▶ [Problem requirements] Only the number is wanted: how many lines contain the word "script"?

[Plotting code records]
#####

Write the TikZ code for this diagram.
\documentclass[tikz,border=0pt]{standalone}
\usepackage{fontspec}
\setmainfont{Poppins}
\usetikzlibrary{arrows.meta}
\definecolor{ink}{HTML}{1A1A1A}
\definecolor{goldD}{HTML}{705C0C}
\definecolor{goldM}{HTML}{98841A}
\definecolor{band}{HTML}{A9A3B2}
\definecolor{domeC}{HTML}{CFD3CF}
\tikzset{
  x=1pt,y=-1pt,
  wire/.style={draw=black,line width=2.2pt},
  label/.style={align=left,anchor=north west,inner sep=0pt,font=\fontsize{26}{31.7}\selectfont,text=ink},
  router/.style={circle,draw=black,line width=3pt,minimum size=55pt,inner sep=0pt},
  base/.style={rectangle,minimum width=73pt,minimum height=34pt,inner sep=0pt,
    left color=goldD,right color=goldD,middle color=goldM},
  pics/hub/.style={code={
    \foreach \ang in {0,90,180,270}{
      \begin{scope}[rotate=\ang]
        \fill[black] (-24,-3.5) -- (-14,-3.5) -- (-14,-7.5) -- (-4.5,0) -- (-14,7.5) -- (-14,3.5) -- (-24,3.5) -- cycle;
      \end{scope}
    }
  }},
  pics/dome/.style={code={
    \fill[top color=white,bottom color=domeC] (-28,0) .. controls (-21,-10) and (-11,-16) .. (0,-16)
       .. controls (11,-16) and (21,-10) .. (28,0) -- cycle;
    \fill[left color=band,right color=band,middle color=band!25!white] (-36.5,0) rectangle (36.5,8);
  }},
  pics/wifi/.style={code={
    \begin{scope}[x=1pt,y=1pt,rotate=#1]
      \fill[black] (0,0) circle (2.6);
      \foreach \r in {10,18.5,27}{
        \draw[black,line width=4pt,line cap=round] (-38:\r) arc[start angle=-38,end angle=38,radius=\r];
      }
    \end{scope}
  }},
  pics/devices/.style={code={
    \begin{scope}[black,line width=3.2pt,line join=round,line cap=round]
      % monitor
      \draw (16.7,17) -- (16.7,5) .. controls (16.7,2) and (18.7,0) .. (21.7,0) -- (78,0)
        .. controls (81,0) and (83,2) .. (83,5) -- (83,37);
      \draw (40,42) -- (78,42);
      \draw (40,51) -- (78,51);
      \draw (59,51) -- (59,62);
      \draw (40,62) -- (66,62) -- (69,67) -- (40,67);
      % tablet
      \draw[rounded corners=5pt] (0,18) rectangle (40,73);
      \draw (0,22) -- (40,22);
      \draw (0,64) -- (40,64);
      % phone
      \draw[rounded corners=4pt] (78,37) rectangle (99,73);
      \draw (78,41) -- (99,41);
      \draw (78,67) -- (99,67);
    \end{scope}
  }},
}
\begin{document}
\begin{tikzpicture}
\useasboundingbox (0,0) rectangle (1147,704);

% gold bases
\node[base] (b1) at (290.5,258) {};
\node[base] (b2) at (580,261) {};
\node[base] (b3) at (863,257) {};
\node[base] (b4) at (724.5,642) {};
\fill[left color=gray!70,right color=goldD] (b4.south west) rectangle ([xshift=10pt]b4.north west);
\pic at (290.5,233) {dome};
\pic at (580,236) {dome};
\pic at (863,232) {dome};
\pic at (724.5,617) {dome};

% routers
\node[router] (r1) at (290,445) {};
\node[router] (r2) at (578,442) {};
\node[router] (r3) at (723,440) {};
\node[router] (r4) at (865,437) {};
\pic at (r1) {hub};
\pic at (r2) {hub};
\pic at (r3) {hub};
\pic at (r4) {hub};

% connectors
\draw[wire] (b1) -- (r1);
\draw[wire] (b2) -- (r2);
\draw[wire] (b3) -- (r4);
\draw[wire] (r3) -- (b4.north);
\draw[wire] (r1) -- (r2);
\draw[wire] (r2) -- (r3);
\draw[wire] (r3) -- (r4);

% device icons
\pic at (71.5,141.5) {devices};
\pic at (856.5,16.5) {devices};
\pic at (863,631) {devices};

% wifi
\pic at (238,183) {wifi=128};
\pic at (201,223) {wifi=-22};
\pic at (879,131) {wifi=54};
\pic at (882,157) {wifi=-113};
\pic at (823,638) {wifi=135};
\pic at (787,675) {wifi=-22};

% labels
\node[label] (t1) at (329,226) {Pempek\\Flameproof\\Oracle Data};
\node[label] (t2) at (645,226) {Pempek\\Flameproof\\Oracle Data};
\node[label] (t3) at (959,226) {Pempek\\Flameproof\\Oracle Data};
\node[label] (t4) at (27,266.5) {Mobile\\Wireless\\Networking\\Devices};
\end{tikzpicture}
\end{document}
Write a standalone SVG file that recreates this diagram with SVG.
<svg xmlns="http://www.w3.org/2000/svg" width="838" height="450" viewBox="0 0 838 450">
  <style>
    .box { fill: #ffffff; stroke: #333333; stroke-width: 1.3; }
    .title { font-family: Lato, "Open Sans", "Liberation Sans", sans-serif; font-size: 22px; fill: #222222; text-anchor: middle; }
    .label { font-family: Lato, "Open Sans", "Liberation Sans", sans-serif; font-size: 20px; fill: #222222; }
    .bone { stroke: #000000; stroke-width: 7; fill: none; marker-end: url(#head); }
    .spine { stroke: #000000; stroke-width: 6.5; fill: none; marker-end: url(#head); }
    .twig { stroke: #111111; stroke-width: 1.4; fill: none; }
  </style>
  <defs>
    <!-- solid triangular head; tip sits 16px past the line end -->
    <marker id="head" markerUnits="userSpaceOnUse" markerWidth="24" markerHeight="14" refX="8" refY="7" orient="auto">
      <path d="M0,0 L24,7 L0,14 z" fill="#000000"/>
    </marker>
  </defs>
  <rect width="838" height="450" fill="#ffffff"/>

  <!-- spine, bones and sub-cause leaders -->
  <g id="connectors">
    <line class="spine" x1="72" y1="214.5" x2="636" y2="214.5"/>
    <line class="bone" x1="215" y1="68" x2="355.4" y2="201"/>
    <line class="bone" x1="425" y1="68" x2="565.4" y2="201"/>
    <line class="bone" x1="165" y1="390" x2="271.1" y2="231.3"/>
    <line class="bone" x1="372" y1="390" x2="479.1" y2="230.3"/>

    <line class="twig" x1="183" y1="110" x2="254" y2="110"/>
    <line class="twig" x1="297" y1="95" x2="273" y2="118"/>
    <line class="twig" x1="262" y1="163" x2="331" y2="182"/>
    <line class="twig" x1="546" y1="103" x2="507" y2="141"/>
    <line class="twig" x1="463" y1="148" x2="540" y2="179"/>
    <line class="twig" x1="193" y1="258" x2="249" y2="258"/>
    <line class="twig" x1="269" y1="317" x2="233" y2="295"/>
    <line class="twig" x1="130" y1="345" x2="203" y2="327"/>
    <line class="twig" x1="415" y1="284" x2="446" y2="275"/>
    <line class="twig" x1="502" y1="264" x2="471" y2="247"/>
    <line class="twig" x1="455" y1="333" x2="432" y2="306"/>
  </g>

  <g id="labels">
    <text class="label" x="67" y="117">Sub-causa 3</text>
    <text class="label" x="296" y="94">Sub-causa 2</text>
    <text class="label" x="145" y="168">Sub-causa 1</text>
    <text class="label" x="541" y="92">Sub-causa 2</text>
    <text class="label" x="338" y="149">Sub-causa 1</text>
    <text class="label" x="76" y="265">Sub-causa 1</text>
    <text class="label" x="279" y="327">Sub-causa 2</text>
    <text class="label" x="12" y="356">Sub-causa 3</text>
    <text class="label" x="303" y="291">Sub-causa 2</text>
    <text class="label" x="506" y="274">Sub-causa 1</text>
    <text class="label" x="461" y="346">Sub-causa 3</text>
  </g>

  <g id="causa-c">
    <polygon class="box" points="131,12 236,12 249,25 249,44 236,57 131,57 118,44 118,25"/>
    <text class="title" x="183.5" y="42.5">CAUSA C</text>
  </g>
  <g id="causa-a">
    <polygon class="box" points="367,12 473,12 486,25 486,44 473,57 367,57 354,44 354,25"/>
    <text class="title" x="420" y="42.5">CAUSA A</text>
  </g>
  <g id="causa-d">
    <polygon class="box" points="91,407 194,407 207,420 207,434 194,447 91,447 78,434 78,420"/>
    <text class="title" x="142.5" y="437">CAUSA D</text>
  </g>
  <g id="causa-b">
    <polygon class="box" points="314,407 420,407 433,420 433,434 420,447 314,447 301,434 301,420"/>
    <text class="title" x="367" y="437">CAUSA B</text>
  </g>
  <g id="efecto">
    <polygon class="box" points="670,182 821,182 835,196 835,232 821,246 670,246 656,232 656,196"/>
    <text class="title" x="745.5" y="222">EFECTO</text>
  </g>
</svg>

#####

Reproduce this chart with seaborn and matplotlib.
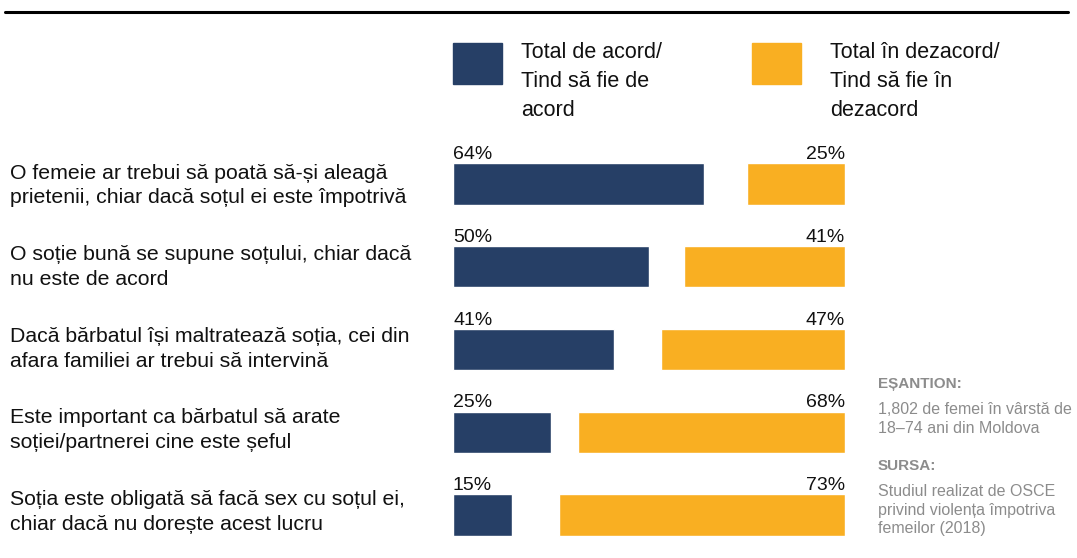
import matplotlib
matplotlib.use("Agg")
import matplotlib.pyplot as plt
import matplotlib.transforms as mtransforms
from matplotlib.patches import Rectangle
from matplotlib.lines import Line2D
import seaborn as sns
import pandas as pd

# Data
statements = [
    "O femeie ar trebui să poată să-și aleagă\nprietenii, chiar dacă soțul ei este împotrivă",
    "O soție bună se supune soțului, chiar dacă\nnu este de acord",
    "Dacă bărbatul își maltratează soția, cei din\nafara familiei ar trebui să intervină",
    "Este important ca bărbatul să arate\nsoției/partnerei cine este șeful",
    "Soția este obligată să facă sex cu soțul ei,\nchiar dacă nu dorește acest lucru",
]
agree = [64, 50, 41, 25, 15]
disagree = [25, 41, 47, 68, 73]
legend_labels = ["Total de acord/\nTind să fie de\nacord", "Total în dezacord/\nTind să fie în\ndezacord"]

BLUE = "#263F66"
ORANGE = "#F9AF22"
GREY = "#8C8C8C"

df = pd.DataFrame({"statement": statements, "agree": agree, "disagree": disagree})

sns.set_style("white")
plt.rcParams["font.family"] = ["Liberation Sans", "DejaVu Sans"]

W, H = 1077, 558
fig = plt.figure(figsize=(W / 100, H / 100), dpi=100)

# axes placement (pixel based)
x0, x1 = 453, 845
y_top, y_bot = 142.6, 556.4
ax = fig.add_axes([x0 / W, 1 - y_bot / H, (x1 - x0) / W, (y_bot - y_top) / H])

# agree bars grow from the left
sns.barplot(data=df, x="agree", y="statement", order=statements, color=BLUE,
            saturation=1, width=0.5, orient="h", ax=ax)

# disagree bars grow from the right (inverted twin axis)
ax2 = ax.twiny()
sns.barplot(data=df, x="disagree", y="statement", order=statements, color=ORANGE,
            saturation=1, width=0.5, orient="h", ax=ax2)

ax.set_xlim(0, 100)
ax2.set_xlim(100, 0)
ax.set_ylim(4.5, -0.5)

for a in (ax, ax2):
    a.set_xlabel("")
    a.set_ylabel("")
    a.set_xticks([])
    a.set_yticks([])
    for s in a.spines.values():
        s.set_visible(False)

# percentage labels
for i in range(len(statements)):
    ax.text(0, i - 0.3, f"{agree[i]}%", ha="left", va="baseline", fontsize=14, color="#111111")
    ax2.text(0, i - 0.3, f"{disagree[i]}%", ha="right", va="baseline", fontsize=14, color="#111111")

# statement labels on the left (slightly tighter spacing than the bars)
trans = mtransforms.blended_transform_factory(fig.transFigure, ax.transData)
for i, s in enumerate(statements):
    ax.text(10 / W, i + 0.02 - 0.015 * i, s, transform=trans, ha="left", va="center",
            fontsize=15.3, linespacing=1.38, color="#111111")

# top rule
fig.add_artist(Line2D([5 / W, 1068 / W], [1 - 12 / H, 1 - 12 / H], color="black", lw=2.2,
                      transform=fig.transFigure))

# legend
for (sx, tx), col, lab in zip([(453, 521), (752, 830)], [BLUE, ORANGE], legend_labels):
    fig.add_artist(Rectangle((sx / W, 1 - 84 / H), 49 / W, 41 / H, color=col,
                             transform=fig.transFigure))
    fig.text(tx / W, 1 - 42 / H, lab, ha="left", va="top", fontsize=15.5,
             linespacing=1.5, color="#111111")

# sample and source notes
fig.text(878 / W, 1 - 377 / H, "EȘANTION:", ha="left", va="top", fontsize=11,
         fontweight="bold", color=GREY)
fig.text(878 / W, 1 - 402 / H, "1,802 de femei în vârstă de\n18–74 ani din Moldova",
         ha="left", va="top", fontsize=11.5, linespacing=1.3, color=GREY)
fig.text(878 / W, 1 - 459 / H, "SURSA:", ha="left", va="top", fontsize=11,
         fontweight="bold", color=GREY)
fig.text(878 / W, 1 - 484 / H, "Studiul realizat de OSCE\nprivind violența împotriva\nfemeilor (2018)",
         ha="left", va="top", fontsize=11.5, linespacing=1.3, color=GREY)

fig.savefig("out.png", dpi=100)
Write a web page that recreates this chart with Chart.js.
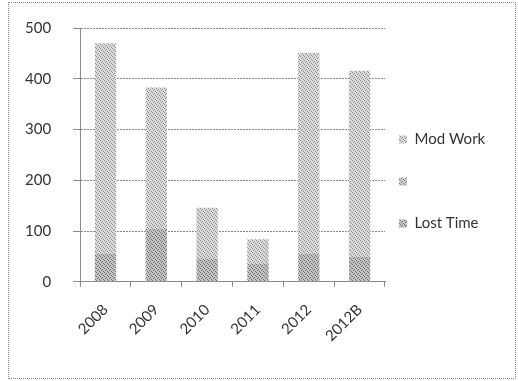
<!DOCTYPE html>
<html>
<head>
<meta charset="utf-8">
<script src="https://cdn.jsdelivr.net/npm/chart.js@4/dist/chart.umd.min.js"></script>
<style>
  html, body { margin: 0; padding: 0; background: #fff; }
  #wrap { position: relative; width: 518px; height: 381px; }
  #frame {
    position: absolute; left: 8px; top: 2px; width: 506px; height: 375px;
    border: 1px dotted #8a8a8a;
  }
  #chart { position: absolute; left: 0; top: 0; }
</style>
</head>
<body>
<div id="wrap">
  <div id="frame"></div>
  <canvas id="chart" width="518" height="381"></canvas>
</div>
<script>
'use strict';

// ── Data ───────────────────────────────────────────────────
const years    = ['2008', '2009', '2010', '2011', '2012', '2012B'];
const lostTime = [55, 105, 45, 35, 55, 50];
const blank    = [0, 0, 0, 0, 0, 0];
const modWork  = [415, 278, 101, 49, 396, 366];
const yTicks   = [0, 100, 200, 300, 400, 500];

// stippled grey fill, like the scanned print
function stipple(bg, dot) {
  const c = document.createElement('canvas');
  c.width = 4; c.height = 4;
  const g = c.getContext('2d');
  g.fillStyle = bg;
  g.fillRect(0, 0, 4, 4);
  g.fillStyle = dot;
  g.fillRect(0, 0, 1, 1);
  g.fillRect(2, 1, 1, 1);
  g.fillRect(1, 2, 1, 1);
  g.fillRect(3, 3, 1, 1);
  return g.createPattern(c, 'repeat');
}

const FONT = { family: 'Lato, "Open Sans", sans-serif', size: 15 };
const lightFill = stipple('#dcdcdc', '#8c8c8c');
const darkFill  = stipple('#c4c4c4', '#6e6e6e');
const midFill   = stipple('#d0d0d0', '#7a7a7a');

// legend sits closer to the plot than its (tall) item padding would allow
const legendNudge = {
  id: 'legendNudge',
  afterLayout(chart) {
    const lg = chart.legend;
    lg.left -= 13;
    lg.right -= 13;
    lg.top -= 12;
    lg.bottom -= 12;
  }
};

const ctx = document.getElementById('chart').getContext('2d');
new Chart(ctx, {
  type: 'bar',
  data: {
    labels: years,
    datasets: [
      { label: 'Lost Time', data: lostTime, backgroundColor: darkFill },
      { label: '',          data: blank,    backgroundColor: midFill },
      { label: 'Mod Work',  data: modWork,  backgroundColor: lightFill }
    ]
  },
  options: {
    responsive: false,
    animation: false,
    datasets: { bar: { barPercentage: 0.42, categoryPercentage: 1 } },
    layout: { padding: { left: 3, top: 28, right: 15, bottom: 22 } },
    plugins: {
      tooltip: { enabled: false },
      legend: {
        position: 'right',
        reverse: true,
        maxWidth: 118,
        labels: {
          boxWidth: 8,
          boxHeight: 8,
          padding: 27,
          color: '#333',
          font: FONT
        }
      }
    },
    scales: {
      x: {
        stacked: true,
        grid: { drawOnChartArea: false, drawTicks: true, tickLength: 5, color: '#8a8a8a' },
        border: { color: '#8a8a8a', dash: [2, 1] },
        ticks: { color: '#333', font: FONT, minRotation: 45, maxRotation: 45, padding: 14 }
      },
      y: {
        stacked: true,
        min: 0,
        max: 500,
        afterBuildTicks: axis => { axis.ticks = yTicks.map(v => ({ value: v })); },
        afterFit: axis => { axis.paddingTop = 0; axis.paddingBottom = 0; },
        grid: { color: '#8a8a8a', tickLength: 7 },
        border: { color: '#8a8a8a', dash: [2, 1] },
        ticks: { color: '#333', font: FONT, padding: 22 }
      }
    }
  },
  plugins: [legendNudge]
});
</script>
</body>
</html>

#####

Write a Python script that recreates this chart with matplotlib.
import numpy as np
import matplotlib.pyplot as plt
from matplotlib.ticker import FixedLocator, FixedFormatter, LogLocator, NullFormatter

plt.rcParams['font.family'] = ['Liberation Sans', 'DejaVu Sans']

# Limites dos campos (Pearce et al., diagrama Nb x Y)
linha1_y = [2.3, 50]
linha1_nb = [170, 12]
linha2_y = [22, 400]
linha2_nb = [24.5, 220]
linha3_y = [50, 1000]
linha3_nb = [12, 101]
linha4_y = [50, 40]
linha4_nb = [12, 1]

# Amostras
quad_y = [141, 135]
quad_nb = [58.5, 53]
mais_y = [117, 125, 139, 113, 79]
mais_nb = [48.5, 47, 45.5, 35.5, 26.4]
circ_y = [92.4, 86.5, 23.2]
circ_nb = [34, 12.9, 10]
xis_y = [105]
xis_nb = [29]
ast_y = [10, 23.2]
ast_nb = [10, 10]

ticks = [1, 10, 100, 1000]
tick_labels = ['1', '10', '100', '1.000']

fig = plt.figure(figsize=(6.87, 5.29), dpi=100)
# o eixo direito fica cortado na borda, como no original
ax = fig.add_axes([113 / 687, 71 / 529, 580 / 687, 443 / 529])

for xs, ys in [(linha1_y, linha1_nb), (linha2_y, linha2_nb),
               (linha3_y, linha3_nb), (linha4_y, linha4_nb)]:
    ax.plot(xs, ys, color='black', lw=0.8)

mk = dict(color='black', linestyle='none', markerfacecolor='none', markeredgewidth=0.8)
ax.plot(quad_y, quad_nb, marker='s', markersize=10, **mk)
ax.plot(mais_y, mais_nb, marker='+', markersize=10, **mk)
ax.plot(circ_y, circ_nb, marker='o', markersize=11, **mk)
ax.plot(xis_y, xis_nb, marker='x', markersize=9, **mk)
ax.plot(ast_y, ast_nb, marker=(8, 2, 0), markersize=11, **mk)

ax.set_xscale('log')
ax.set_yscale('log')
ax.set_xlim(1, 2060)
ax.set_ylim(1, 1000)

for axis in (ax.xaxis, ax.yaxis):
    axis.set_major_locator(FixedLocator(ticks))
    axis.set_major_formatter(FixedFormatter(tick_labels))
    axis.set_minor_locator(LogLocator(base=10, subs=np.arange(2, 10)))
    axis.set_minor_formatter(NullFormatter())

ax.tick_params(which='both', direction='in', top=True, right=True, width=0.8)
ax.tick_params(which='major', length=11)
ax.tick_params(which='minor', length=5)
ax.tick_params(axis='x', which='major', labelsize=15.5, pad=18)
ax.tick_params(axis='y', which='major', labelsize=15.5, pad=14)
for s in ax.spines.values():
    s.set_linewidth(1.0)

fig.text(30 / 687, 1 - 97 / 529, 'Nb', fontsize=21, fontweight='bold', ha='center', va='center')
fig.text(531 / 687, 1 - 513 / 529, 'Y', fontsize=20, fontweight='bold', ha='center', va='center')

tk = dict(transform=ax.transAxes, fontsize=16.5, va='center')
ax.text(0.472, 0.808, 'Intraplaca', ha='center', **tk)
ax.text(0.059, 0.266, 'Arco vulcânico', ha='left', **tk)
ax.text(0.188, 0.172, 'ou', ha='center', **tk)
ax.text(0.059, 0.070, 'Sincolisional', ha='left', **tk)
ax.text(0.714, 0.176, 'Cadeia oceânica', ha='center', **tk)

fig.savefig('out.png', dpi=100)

#####

▶ [Correct response] 4